Distribution of Industry Act 1945
- Parliament of the United Kingdom
- Long title: An Act to provide for the development of certain areas: for controlling the provision of industrial premises with a view to securing the proper distribution of industry; and for purposes connected with the matters aforesaid.
- Citation: 8 & 9 Geo. 6. c. 36
- Territorial extent: England and Wales; Scotland;

Dates
- Royal assent: 15 June 1945
- Commencement: 15 June 1945

Other legislation
- Amended by: Town and Country Planning Act 1947; Town and Country Planning (Scotland) Act 1947;
- Repealed by: Local Employment Act 1960

Text of statute as originally enacted

= Distribution of Industry Act 1945 =

Act of the Parliament of the United Kingdom

The Distribution of Industry Act 1945 (8 & 9 Geo. 6. c. 36) was an act of the Parliament of the United Kingdom intended to help redevelop areas, such as south-western Scotland, which depended heavily on specific heavy industries, and which had been hard-hit by unemployment in the inter-war period.

Sections 6, 9 and 10 were repealed, as to England and Wales, by section 113(1) of, and part II of the ninth Schedule to, the Town and Country Planning Act 1947 (10 & 11 Geo. 6. c. 51). Sections 6, 9 and 10 were repealed, as to Scotland, by section 109 of, and part II of the ninth schedule to, the Town and Country Planning (Scotland) Act 1947 (10 & 11 Geo. 6. c. 53).
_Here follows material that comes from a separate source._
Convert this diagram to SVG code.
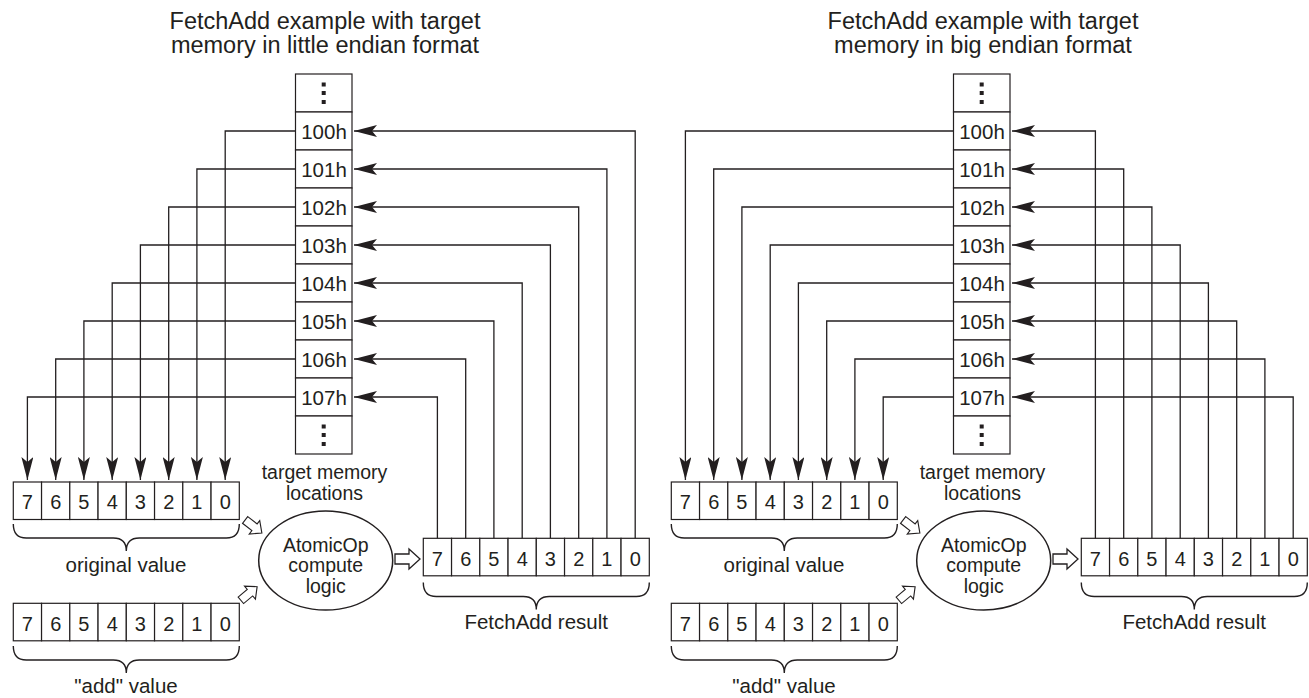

The whole act was repealed by section 28(1) of, and schedule 3 to, the Local Employment Act 1960 (8 & 9 Eliz. 2. c. 18).

==Contents==
The act gave the government two main powers, namely:
- To schedule "development areas" where the Government was able to build factories for rental to private enterprise, and to manage industrial estates itself
- To require that the site for any factory above a certain size should be decided on by discussion between the firm proposing to build it and the Board of Trade.
- An attempt to diversify industry and end extreme specialization as it impacted industry in the 1920s.

This plan, mostly prepared by Hugh Dalton, the President of the Board of Trade, was contentious; it was felt by many to be encouraging a planned economy. John Sydney Wardlaw-Milne, a Conservative MP, described it in debate as "the very antithesis of private enterprise ... bureaucracy and Socialism carried to the last limit". The act was passed with the determination of not returning to pre-war conditions (such as high unemployment).

==Significance==
From June 1945 to January 1950, some 481 government-built and 505 private-built installations (factories, factory extensions, etc.) were built in development areas under the Act, creating an estimated 200,000 jobs (40% of which were taken by women); unemployment in depressed areas fell from 550,000 before the War (July 1938) to under 100,000 in July 1950. A further 279 installations were under construction, with 356 approved but not yet under way; these were predominantly private projects.

The act had much more of an effect on British industry than the previous act passed in 1934

In Scotland, projects in the main Scottish Development Area in the central belt created 60,000 jobs by the beginning of 1950, with 15,000 elsewhere in the country; this was expected to rise to 120,000 once planned projects had been completed. Unemployment in the region stood at 41,000 (3½%), compared to 115,000 (12%) before the War. Outside the main development area, major projects included a new industrial estate in Dundee, diversifying local industry away from a dependence on jute, and the Inverness area becoming a scheduled area in 1948, to develop industry in tandem with a new hydro-electric power scheme.

In Wales, most of the industrial areas in South Wales were scheduled as a development area, along with the Wrexham region in the north. 264 installations had been built by May 1950, with 81 under construction and 104 approved; more than half of the factories completed had been Government-funded. Twenty-six of the factories built or planned were intended to provide special employment for those disabled through mining work.

One study found that only 18% of Industrial Development Certificate refusals resulted in the project being moved to a target area. Half were scaled down so as to escape IDC control and 31% were cancelled, reorganised or abandoned. When they were located in desired areas, they were often marked by poor performance due to being at the ends of long supply chains and lacking an experienced workforce.